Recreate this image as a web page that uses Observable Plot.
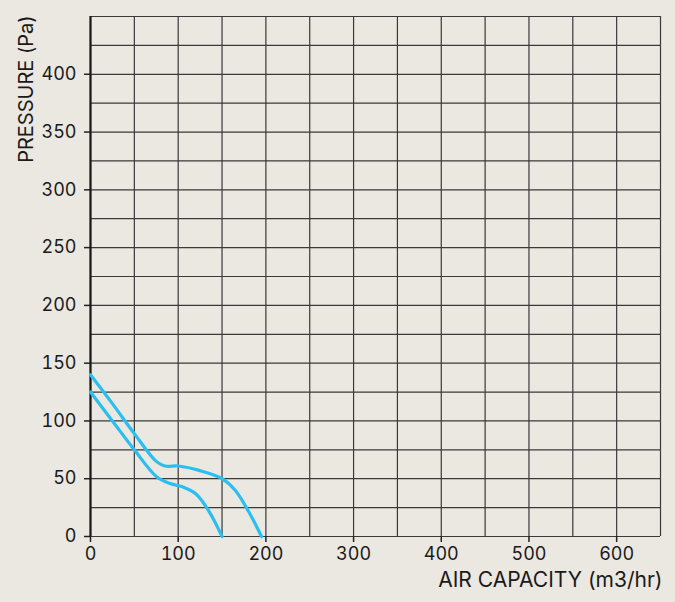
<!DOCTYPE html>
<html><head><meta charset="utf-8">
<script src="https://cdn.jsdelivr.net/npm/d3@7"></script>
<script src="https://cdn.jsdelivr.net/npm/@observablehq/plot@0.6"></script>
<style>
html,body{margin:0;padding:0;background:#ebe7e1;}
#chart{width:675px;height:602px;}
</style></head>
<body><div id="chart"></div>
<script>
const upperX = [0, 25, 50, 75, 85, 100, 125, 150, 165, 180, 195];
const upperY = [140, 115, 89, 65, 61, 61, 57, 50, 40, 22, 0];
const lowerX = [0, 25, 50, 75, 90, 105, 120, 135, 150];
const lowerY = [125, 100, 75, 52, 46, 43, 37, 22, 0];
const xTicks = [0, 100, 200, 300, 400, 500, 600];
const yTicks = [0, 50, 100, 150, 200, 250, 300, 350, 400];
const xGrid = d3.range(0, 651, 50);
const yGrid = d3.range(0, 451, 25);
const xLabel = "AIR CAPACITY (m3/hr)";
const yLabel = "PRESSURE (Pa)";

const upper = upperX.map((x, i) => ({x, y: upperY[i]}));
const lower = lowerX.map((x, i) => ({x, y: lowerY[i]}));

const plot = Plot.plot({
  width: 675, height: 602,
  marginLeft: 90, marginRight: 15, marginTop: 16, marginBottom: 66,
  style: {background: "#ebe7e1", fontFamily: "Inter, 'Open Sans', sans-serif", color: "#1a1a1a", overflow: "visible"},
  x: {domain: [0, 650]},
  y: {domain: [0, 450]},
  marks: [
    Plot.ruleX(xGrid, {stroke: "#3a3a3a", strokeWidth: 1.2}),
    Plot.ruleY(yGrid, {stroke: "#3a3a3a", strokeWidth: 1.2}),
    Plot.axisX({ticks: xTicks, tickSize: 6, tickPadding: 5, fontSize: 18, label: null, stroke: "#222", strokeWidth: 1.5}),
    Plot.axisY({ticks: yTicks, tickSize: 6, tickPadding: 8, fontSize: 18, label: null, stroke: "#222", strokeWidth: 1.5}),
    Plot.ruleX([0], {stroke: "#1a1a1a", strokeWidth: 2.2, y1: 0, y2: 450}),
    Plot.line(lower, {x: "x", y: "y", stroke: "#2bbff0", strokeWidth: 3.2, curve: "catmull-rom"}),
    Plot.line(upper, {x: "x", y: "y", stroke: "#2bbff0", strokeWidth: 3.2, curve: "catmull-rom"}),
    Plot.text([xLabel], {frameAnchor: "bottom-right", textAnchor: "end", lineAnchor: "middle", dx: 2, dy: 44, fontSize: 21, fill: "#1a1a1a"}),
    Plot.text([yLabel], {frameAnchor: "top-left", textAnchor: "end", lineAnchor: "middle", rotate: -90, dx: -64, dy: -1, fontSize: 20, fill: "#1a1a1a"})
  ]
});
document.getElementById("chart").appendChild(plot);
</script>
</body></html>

......

> PROBLEM STATEMENT: Reproduce all of the data exactly, omitting each picture it holds.

> TASK OUTPUT:
Recreate this image as a web page that uses Observable Plot.
<!DOCTYPE html>
<html><head><meta charset="utf-8">
<script src="https://cdn.jsdelivr.net/npm/d3@7"></script>
<script src="https://cdn.jsdelivr.net/npm/@observablehq/plot@0.6"></script>
<style>
html,body{margin:0;padding:0;background:#ebe7e1;}
#chart{width:675px;height:602px;}
</style></head>
<body><div id="chart"></div>
<script>
const upperX = [0, 25, 50, 75, 85, 100, 125, 150, 165, 180, 195];
const upperY = [140, 115, 89, 65, 61, 61, 57, 50, 40, 22, 0];
const lowerX = [0, 25, 50, 75, 90, 105, 120, 135, 150];
const lowerY = [125, 100, 75, 52, 46, 43, 37, 22, 0];
const xTicks = [0, 100, 200, 300, 400, 500, 600];
const yTicks = [0, 50, 100, 150, 200, 250, 300, 350, 400];
const xGrid = d3.range(0, 651, 50);
const yGrid = d3.range(0, 451, 25);
const xLabel = "AIR CAPACITY (m3/hr)";
const yLabel = "PRESSURE (Pa)";

const upper = upperX.map((x, i) => ({x, y: upperY[i]}));
const lower = lowerX.map((x, i) => ({x, y: lowerY[i]}));

const plot = Plot.plot({
  width: 675, height: 602,
  marginLeft: 90, marginRight: 15, marginTop: 16, marginBottom: 66,
  style: {background: "#ebe7e1", fontFamily: "Inter, 'Open Sans', sans-serif", color: "#1a1a1a", overflow: "visible"},
  x: {domain: [0, 650]},
  y: {domain: [0, 450]},
  marks: [
    Plot.ruleX(xGrid, {stroke: "#3a3a3a", strokeWidth: 1.2}),
    Plot.ruleY(yGrid, {stroke: "#3a3a3a", strokeWidth: 1.2}),
    Plot.axisX({ticks: xTicks, tickSize: 6, tickPadding: 5, fontSize: 18, label: null, stroke: "#222", strokeWidth: 1.5}),
    Plot.axisY({ticks: yTicks, tickSize: 6, tickPadding: 8, fontSize: 18, label: null, stroke: "#222", strokeWidth: 1.5}),
    Plot.ruleX([0], {stroke: "#1a1a1a", strokeWidth: 2.2, y1: 0, y2: 450}),
    Plot.line(lower, {x: "x", y: "y", stroke: "#2bbff0", strokeWidth: 3.2, curve: "catmull-rom"}),
    Plot.line(upper, {x: "x", y: "y", stroke: "#2bbff0", strokeWidth: 3.2, curve: "catmull-rom"}),
    Plot.text([xLabel], {frameAnchor: "bottom-right", textAnchor: "end", lineAnchor: "middle", dx: 2, dy: 44, fontSize: 21, fill: "#1a1a1a"}),
    Plot.text([yLabel], {frameAnchor: "top-left", textAnchor: "end", lineAnchor: "middle", rotate: -90, dx: -64, dy: -1, fontSize: 20, fill: "#1a1a1a"})
  ]
});
document.getElementById("chart").appendChild(plot);
</script>
</body></html>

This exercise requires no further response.